Underlying EBITDA included an NBN headwind of around $650 million in FY21, with a $380 million financial impact from COVID. Excluding the NBN headwind, underlying EBITDA fell $70 million
Asset sale and buyback
Telstra announced how large its shareholder returns were going to be after the sale of almost half of its InfraCo Towers business.
This could be, or has been, an important boost for the Telstra share price.
The telco had already told the market about the asset sale, but investors learned about the size of the buyback, being $1.35 billion.
This will help equity and per-share ratios like return on equity, the dividend payout ratio and earnings per share (EPS).
Is the worst over for the Telstra share price?
It may well be.
Telsfra is predicting growth in FY22 for its underlying EBITDA. Underlying EBITDA is expected to come in a range between $7 billion to $7.3 billion.
Telstra is also expecting to generate free cashflow after lease payments of between $3.5 billion to $3.9 billion.
I’m particularly pleased to see that Telstra is focused on growing its business away from the core mobile and broadband business.

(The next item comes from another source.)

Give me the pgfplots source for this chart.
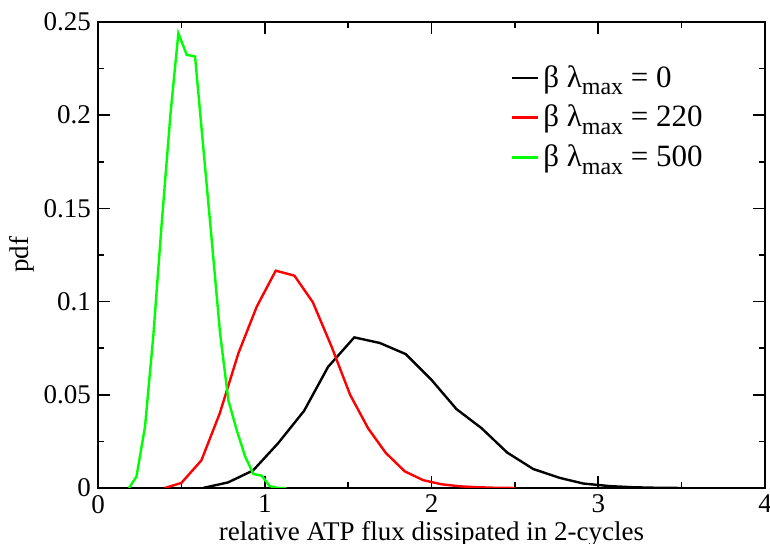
\documentclass[border=0pt]{standalone}
\usepackage{fontspec}
\setmainfont{Liberation Serif}
\usepackage{pgfplots}
\pgfplotsset{compat=1.18}
\newcommand{\bl}[1]{β λ\raisebox{-0.55ex}{\fontsize{12}{12}\selectfont max} = #1}
\begin{document}
\begin{tikzpicture}
\path[use as bounding box] (0,0) rectangle (385pt,272pt);
\begin{axis}[
  at={(49pt,28pt)}, anchor=south west,
  scale only axis, width=333.5pt, height=233pt,
  xmin=0, xmax=4, ymin=0, ymax=0.25,
  xtick={0,1,2,3,4}, minor xtick={0.5,1.5,2.5,3.5},
  ytick={0,0.05,0.1,0.15,0.2,0.25}, minor ytick={0.025,0.075,0.125,0.175,0.225},
  scaled y ticks=false,
  yticklabel style={/pgf/number format/fixed},
  /pgf/number format/assume math mode=true,
  tick align=inside, tick pos=both,
  major tick length=6pt, minor tick length=3pt,
  every tick/.style={black, line width=0.8pt},
  axis line style={line width=1pt},
  font=\rmfamily\fontsize{13.5}{16}\selectfont,
  tick label style={font=\rmfamily\fontsize{13.5}{16}\selectfont},
  xlabel={relative ATP flux dissipated in 2-cycles},
  ylabel={pdf},
  xlabel style={yshift=3pt},
  ylabel style={yshift=-2pt},
  legend style={draw=none, fill=none, at={(0.61,0.925)}, anchor=north west,
    font=\rmfamily\fontsize{15.5}{18}\selectfont, row sep=3.5pt},
  legend cell align=left,
  legend image post style={xscale=0.75},
  every axis plot/.append style={line width=1.2pt},
]
\addplot[black] coordinates {
(0.63,0) (0.78,0.003) (0.93,0.0094) (1.08,0.024) (1.236,0.0414) (1.38,0.065)
(1.537,0.0808) (1.69,0.0778) (1.846,0.0718) (2.0,0.058) (2.15,0.0423)
(2.30,0.0321) (2.454,0.019) (2.61,0.0102) (2.77,0.0054) (2.91,0.0024)
(3.07,0.001) (3.21,0.0004) (3.36,0.0001) (3.51,0)
};
\addlegendentry{\bl{0}}
\addplot[red] coordinates {
(0.40,0) (0.50,0.0027) (0.62,0.0148) (0.73,0.040) (0.842,0.0723) (0.952,0.0973)
(1.066,0.1166) (1.178,0.1139) (1.288,0.0997) (1.40,0.076) (1.512,0.050)
(1.62,0.032) (1.726,0.0188) (1.84,0.0089) (1.95,0.0042) (2.06,0.002)
(2.17,0.0009) (2.28,0.0004) (2.39,0.0001) (2.50,0)
};
\addlegendentry{\bl{220}}
\addplot[color={rgb,255:red,0;green,255;blue,0}] coordinates {
(0.186,0) (0.231,0.0062) (0.282,0.033) (0.332,0.082) (0.382,0.142) (0.435,0.201)
(0.482,0.244) (0.532,0.2324) (0.582,0.2315) (0.632,0.182) (0.682,0.133)
(0.732,0.083) (0.782,0.047) (0.832,0.031) (0.882,0.017) (0.932,0.0075)
(0.982,0.0066) (1.03,0.001) (1.08,0.0) (1.13,0)
};
\addlegendentry{\bl{500}}
\end{axis}
\end{tikzpicture}
\end{document}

Telstra Health continues to grow and there is good potential for some of Telstra’s other investments (chosen by Telstra Ventures) to continue to add value to the overall business.
As the adoption of 5G by the public continues to grow, Telstra may be able to grow profit by switching households over to 5G wireless broadband, which would significantly increase the profit margin compared to a household on the NBN.
At the current Telstra share price it offers a fully franked dividend yield of 4%.
Telstra looks expensive for how much profit growth it’s likely to achieve on an earnings basis, though on a free cashflow basis it’s only at around 13 times free cashflow. It could be an interesting ASX blue chip to keep an eye on now.